§ What to produce:
Reproduce all the material exactly, minus any pictures it holds.

§ Given information:

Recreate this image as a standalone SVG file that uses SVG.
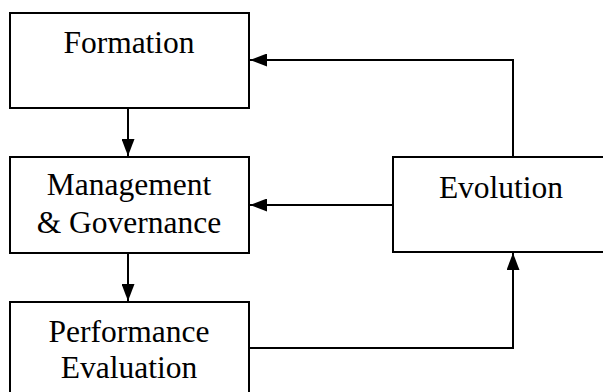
<svg xmlns="http://www.w3.org/2000/svg" width="603" height="392" viewBox="0 0 603 392">
<style>
.box{fill:#fff;stroke:#000;stroke-width:2}
.t{font-family:"Liberation Serif","Times New Roman",serif;font-size:31.5px;fill:#000;text-anchor:middle}
.c{fill:none;stroke:#000;stroke-width:2}
</style>
<defs>
<marker id="ah" markerWidth="17" markerHeight="13" refX="17" refY="6.5" orient="auto" markerUnits="userSpaceOnUse">
<path d="M0,0 L17,6.5 L0,13 Z" fill="#000"/>
</marker>
</defs>
<rect width="603" height="392" fill="#fff"/>
<g id="formation">
<rect class="box" x="10" y="13" width="239" height="95"/>
<text class="t" x="129" y="53">Formation</text>
</g>
<g id="management">
<rect class="box" x="10" y="157" width="239" height="96"/>
<text class="t" x="129" y="195">Management</text>
<text class="t" x="129" y="233">&amp; Governance</text>
</g>
<g id="performance">
<rect class="box" x="10" y="302" width="239" height="100"/>
<text class="t" x="129" y="342">Performance</text>
<text class="t" x="129" y="378">Evaluation</text>
</g>
<g id="evolution">
<rect class="box" x="393" y="157" width="220" height="95"/>
<text class="t" x="501" y="198">Evolution</text>
</g>
<g id="connectors">
<path class="c" d="M128,108 V156" marker-end="url(#ah)"/>
<path class="c" d="M128,253 V301" marker-end="url(#ah)"/>
<path class="c" d="M249,348 H513 V253" marker-end="url(#ah)"/>
<path class="c" d="M513,157 V60 H250" marker-end="url(#ah)"/>
<path class="c" d="M393,205 H250" marker-end="url(#ah)"/>
</g>
</svg>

§ In response:
Recreate this image as a standalone SVG file that uses SVG.
<svg xmlns="http://www.w3.org/2000/svg" width="603" height="392" viewBox="0 0 603 392">
<style>
.box{fill:#fff;stroke:#000;stroke-width:2}
.t{font-family:"Liberation Serif","Times New Roman",serif;font-size:31.5px;fill:#000;text-anchor:middle}
.c{fill:none;stroke:#000;stroke-width:2}
</style>
<defs>
<marker id="ah" markerWidth="17" markerHeight="13" refX="17" refY="6.5" orient="auto" markerUnits="userSpaceOnUse">
<path d="M0,0 L17,6.5 L0,13 Z" fill="#000"/>
</marker>
</defs>
<rect width="603" height="392" fill="#fff"/>
<g id="formation">
<rect class="box" x="10" y="13" width="239" height="95"/>
<text class="t" x="129" y="53">Formation</text>
</g>
<g id="management">
<rect class="box" x="10" y="157" width="239" height="96"/>
<text class="t" x="129" y="195">Management</text>
<text class="t" x="129" y="233">&amp; Governance</text>
</g>
<g id="performance">
<rect class="box" x="10" y="302" width="239" height="100"/>
<text class="t" x="129" y="342">Performance</text>
<text class="t" x="129" y="378">Evaluation</text>
</g>
<g id="evolution">
<rect class="box" x="393" y="157" width="220" height="95"/>
<text class="t" x="501" y="198">Evolution</text>
</g>
<g id="connectors">
<path class="c" d="M128,108 V156" marker-end="url(#ah)"/>
<path class="c" d="M128,253 V301" marker-end="url(#ah)"/>
<path class="c" d="M249,348 H513 V253" marker-end="url(#ah)"/>
<path class="c" d="M513,157 V60 H250" marker-end="url(#ah)"/>
<path class="c" d="M393,205 H250" marker-end="url(#ah)"/>
</g>
</svg>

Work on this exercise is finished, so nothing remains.